- _Problem to work on_:
Starting at the first line of the data below, retype every line up to and including the one containing "import pandas as pd".

- _Data section_:
-------------------------

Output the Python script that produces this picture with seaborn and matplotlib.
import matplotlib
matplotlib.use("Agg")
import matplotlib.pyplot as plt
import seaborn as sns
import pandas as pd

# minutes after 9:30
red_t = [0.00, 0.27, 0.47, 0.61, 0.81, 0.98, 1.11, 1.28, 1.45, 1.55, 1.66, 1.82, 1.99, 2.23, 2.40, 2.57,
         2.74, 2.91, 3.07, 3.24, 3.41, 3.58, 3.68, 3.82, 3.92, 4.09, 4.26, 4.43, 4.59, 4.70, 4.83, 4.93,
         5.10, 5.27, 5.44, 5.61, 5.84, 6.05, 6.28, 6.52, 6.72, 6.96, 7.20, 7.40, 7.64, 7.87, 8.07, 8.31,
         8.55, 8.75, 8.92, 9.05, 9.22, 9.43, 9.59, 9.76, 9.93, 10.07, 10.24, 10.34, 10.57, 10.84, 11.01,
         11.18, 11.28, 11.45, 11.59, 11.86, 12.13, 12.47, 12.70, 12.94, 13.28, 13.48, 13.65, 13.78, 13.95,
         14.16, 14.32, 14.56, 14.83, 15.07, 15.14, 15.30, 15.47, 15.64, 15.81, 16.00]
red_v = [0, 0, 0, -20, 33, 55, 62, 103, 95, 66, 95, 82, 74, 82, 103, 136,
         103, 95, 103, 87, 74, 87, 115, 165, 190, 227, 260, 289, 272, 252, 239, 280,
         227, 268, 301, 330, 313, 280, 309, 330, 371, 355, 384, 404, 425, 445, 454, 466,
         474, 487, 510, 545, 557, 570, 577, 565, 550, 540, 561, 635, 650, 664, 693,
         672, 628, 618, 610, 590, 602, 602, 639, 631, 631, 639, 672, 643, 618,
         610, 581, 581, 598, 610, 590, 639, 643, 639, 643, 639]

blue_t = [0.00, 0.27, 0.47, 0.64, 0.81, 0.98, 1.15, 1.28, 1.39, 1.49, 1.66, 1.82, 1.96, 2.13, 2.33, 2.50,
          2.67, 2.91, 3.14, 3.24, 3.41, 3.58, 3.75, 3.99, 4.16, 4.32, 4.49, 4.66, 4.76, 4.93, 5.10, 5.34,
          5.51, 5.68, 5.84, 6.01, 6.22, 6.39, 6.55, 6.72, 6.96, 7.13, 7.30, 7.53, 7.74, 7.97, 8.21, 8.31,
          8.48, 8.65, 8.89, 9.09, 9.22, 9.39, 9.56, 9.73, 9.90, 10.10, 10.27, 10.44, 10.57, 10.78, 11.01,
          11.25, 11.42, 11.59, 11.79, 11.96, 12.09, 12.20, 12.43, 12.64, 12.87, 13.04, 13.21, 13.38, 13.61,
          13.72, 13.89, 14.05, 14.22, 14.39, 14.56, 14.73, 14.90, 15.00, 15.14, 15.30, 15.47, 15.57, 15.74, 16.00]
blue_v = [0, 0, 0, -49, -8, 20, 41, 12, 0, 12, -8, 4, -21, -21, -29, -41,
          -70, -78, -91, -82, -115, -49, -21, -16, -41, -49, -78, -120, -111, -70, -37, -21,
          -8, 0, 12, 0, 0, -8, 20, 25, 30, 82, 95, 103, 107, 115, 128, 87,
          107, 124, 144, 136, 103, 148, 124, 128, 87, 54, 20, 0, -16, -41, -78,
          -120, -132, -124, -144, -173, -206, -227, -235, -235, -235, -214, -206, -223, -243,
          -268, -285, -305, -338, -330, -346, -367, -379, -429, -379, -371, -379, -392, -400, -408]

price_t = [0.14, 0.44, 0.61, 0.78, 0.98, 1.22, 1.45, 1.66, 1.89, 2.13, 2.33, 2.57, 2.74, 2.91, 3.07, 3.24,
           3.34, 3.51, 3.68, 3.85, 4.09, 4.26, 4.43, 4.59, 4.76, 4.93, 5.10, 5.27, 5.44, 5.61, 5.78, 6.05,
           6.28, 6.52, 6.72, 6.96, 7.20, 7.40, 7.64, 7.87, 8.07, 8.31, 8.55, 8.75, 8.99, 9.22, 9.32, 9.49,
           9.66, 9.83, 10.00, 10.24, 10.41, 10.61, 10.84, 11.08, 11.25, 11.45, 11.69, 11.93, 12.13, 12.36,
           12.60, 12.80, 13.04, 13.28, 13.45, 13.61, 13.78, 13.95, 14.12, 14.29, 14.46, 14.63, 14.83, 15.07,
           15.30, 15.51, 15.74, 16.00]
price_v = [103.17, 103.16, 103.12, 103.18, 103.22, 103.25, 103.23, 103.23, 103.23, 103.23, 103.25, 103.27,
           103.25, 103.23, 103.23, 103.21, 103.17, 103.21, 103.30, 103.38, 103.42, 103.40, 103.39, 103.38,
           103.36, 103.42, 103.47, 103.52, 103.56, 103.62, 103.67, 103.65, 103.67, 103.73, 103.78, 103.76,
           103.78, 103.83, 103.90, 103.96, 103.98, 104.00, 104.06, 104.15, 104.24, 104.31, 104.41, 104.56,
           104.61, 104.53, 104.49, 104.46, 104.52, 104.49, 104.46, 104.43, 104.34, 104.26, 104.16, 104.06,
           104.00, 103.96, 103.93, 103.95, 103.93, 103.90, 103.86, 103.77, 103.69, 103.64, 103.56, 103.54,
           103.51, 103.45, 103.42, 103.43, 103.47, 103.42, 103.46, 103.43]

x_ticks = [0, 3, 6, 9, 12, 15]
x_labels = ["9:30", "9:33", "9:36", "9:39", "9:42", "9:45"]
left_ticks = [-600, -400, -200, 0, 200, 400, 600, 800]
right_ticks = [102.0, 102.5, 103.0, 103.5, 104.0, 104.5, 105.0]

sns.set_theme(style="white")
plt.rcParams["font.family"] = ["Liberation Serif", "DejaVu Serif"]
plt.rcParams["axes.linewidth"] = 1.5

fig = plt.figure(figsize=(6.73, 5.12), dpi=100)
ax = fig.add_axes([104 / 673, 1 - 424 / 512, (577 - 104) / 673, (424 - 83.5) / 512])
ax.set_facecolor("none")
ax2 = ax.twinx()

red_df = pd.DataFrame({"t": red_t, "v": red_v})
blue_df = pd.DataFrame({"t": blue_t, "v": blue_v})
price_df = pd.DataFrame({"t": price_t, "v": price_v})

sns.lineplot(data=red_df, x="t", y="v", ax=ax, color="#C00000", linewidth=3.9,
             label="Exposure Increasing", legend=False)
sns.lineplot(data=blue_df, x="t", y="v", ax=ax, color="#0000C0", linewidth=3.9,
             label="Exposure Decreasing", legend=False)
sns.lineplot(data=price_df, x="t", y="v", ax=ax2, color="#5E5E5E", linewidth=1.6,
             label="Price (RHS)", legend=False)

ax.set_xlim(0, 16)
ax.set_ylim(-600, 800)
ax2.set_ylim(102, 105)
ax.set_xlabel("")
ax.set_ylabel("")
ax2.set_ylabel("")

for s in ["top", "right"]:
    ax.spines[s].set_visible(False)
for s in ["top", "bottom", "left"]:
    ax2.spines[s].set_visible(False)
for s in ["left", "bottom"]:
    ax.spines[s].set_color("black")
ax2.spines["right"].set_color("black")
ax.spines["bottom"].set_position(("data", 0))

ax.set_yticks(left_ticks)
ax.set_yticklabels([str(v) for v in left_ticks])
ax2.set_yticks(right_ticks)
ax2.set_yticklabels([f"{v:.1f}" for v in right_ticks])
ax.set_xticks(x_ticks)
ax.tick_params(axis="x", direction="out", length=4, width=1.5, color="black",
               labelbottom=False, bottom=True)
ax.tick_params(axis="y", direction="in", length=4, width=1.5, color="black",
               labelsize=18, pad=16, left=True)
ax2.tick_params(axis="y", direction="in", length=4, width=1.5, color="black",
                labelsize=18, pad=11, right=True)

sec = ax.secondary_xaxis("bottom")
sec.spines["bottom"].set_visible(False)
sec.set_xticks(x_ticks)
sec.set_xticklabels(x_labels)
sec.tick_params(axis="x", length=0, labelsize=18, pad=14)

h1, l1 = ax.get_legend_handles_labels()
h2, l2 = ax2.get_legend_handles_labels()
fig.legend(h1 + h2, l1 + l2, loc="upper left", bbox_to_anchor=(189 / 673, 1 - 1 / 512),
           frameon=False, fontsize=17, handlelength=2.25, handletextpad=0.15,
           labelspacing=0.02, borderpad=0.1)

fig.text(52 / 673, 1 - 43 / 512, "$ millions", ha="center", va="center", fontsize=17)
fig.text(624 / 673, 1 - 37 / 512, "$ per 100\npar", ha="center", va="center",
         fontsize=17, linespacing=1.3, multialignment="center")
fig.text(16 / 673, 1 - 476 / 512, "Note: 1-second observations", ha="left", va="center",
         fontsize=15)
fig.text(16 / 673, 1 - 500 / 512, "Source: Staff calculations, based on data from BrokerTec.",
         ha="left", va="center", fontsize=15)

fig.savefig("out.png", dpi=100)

-------------------------

- _Written solution_:
Output the Python script that produces this picture with seaborn and matplotlib.
import matplotlib
matplotlib.use("Agg")
import matplotlib.pyplot as plt
import seaborn as sns
import pandas as pd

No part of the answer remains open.